|Matthew Henry's Concise Commentary|
34:31-37 When we reprove for what is amiss, we must direct to what is good. Job's friends would have had him own himself a wicked man. Let will only oblige him to own that he spoke unadvisedly with his lips. Let us, in giving reproof, not make a matter worse than it is. Elihu directs Job to humble himself before God for his sins, and to accept the punishment. Also to pray to God to discover his sins to him. A good man is willing to know the worst of himself; particularly, under affliction, he desires to be told wherefore God contends with him. It is not enough to be sorry for our sins, but we must go and sin no more. And if we are affectionate children, we shall love to speak with our Father, and to tell him all our mind. Elihu reasons with Job concerning his discontent under affliction. We are ready to think every thing that concerns us should be just as we would have it; but it is not reasonable to expect this. Elihu asks whether there was not sin and folly in what Job said. God is righteous in all his ways, and holy in all his works, Ps 145:17. The believer saith, Let my Saviour, my wise and loving Lord, choose every thing for me. I am sure that will be wisest, and the best for his glory and my good.
Verse 35. - Job hath spoken without knowledge, and his words were without wisdom; literally, not in wisdom. The words intended are, of course, those in which Job has seemed to tax God with injustice (see the comment on ver. 9).

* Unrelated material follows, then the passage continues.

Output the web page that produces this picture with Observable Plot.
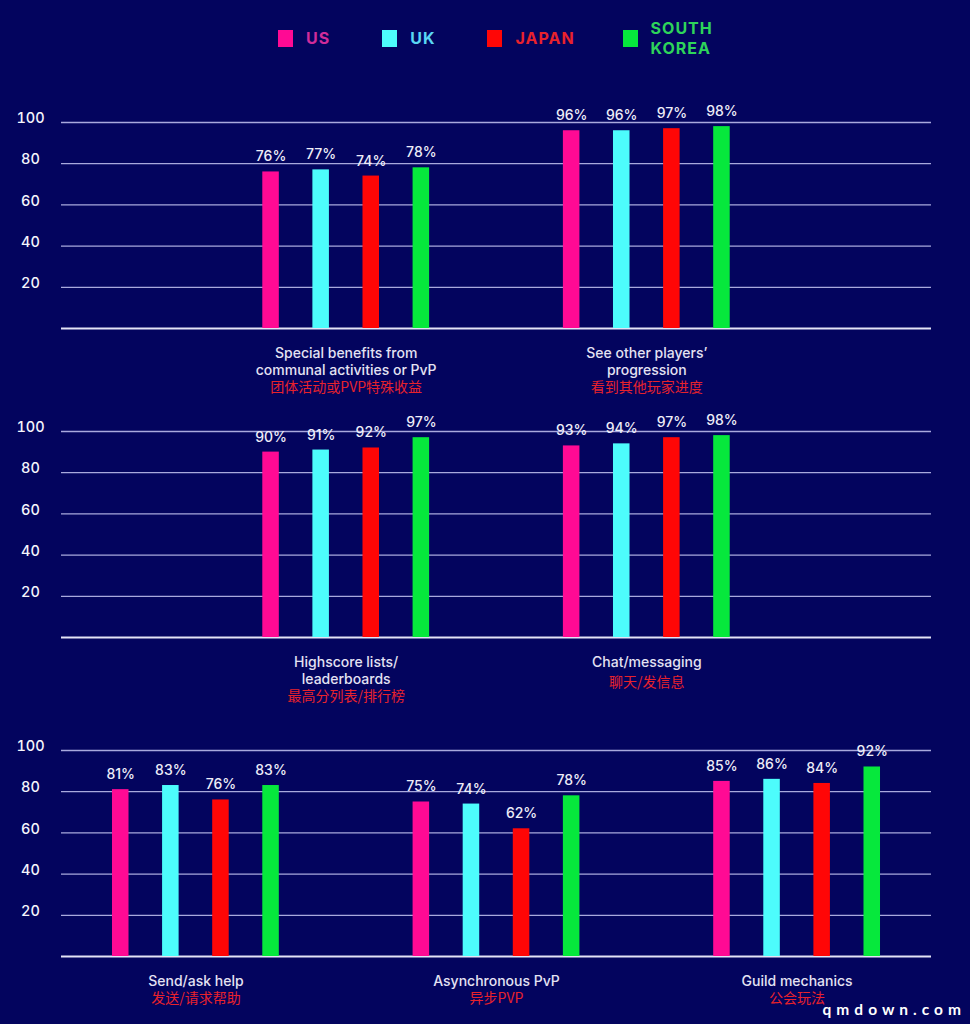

Gill's Exposition of the Entire Bible
Job hath spoken without knowledge,.... Not that Job was an ignorant man, either in things natural or divine; but in this point, about the chastening hand of God upon him, he had said some things which betrayed lack of knowledge, as in Job 34:5;
and his words were without wisdom; Job was not destitute of human wisdom, nor of spiritual wisdom, but no man is wise at all times; some things had dropped from him which savoured of folly and ignorance, and which he afterwards was convinced of, and confessed with shame, Job 40:4; being charged by the Lord himself with what he is here by Elihu, Job 38:2; and it may be observed, that Elihu does not charge Job with being a wicked man, as his three friends did, but as having spoken unadvisedly with lips, under his chastening circumstances, and which he labours to convince him of.